# What you will do
Pictures stay out. Extract the lines below from the first one through the line with "import plotly.graph_objects as go", both included.

# Recorded information

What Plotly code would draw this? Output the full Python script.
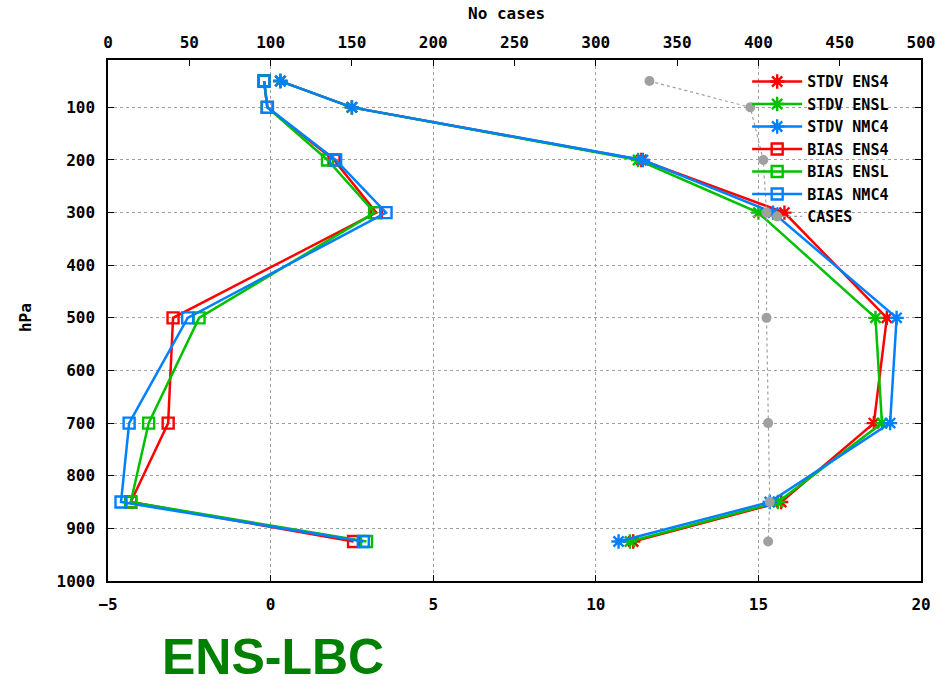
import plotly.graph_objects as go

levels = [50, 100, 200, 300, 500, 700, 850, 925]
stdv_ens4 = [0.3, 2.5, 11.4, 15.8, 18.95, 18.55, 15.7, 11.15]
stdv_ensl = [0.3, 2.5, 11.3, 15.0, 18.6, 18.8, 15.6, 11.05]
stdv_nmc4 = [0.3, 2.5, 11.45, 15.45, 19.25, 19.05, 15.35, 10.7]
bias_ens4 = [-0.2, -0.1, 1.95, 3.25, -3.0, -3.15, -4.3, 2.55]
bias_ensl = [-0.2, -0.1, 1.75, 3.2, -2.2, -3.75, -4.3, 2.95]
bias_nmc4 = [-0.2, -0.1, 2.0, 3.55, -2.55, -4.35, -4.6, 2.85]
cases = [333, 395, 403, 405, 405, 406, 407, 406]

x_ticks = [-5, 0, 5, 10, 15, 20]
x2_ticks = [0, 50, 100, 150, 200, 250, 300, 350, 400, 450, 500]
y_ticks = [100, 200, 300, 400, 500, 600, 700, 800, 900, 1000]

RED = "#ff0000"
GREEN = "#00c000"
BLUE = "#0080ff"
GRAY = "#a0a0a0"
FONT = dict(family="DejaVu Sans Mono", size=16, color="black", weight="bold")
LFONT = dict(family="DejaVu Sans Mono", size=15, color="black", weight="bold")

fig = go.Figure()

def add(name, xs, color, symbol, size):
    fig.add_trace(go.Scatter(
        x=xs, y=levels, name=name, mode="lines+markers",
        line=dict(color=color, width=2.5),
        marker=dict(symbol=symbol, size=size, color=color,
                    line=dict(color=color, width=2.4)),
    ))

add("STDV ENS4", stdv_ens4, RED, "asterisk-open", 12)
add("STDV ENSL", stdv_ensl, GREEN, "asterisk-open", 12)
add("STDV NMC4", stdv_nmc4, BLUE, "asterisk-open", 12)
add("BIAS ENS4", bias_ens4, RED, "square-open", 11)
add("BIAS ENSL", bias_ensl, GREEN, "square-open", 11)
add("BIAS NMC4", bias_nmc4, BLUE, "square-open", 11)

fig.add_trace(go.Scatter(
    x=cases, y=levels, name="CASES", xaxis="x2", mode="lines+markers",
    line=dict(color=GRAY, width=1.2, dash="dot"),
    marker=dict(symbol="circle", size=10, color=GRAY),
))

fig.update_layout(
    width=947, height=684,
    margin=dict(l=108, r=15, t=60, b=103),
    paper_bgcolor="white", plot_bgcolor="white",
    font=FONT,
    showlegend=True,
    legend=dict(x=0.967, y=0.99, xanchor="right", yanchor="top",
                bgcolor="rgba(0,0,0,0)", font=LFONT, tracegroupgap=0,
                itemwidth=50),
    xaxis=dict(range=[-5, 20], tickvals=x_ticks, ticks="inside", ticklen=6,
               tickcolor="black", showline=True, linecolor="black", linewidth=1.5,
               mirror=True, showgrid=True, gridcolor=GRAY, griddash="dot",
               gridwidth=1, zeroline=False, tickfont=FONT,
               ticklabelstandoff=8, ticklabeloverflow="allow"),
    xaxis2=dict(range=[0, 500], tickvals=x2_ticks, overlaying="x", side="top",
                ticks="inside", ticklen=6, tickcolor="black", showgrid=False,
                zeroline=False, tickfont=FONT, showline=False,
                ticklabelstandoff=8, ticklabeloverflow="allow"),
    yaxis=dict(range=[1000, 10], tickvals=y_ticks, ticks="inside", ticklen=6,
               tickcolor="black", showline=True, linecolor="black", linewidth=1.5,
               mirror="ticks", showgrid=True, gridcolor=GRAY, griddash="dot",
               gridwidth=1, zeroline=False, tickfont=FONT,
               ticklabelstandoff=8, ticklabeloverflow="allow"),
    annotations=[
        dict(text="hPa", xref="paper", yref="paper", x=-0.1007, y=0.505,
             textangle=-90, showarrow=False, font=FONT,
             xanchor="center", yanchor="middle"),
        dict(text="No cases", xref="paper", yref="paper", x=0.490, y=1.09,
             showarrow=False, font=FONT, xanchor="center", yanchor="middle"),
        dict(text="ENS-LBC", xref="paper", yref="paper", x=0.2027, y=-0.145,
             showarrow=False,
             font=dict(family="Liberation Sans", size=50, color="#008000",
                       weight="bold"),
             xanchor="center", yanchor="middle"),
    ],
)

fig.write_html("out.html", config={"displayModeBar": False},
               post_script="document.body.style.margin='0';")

# Problem solution
What Plotly code would draw this? Output the full Python script.
import plotly.graph_objects as go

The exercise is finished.